After just two trips, me and my local pals from school decided that yeah, this is the spot! Writing group now has an official meeting place. Yay!


Max Brenner, 745 Boylston St, Boston

So, when I last lived in Philadelphia about seven-ish years ago, Max Brenner was my local writing spot there. Sure, the wacky “Chocolate by the Bald Man” Willy-Wonka-in-Wonderland place didn’t seem like the best place to hang out and write. There were often noisy groups of kids, and the music was loud, the decor purposefully garish.

But the hot chocolate was GORGEOUS. So, after the lunch rush died down, and the place emptied out, I found that a corner table with multiple dark chocolate mochas was enough to fuel me for a 2000-word sprint.

I went to the Boston location a couple of times after they opened, too, but it was never quite the same as the Philly one… and over the years, it’s not gotten better. Still, with hope (and yes, characteristic nostalgia), I recently headed over to the spot right by the Boston Marathon’s finish line, and was pleased to see they even had an expansive table for camping out.

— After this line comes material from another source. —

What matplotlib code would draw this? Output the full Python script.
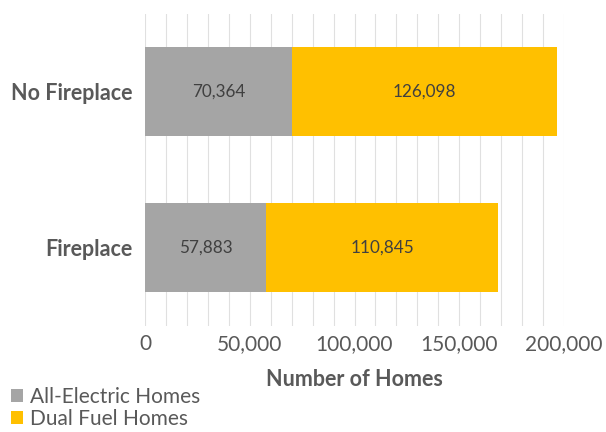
import matplotlib.pyplot as plt
import numpy as np
from matplotlib.ticker import FuncFormatter, MultipleLocator

plt.rcParams['font.family'] = ['Lato', 'DejaVu Sans']

categories = ['Fireplace', 'No Fireplace']
all_electric = [57883, 70364]
dual_fuel = [110845, 126098]
series_names = ['All-Electric Homes', 'Dual Fuel Homes']
colors = ['#A5A5A5', '#FFC000']

fig = plt.figure(figsize=(6.06, 4.32), dpi=100)
ax = fig.add_axes([0.2393, 0.2465, 0.6914, 0.7222])

y = np.arange(len(categories))
h = 0.57
b1 = ax.barh(y, all_electric, height=h, color=colors[0], label=series_names[0], zorder=2)
b2 = ax.barh(y, dual_fuel, height=h, left=all_electric, color=colors[1], label=series_names[1], zorder=2)

for bars in (b1, b2):
    for r in bars:
        w = r.get_width()
        ax.text(r.get_x() + w / 2, r.get_y() + r.get_height() / 2, f'{w:,.0f}',
                ha='center', va='center', fontsize=12.3, color='#404040', zorder=3)

ax.set_xlim(0, 200000)
ax.set_ylim(-0.5, 1.5)
ax.xaxis.set_major_locator(MultipleLocator(50000))
ax.xaxis.set_minor_locator(MultipleLocator(10000))
ax.xaxis.set_major_formatter(FuncFormatter(lambda v, p: f'{v:,.0f}'))
ax.grid(axis='x', which='both', color='#E0E0E0', linewidth=0.8, zorder=0)
ax.set_axisbelow(True)

for s in ax.spines.values():
    s.set_visible(False)
ax.tick_params(axis='x', which='both', length=0, labelsize=15, colors='#595959', pad=6)
ax.tick_params(axis='y', length=0, pad=9)
ax.set_yticks(y)
ax.set_yticklabels(categories, fontsize=15.5, fontweight='bold', color='#595959')
ax.set_xlabel('Number of Homes', fontsize=15.5, fontweight='bold', color='#595959', labelpad=11)

fig.legend(handles=[b1, b2], loc='lower left', bbox_to_anchor=(-0.006, -0.026), frameon=False,
           fontsize=15, labelcolor='#595959', handlelength=0.6, handleheight=0.6,
           handletextpad=0.3, labelspacing=0.1, borderaxespad=0.3)

fig.savefig('out.png', dpi=100)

But over time, the quality has gone down. The hot chocolate is still good and all, but not with the meticulous detail of flavor and texture that it used to have. This location doesn’t have convenient plugs. The bathrooms aren’t as clean as they could be. The servers are… fine, but not anything special. It’s just a place that feels past its prime. Tragically, I’ve had that experience when I go back to the Philly one, too, but not as much as here.

Guess I’ll fill up my “hug mug” at home with my own hot chocolate… and head back to Explorateur! 

One thought on “Boston Cafe Reviews: an ongoing series

  1. That place your husband found for you sounds like my idea of an Earthly paradise.
    Oh, and welcome back. I’ve been reading your older posts and like them very much. Even though I’m not a writer. But I am a voracious reader, so there’s that!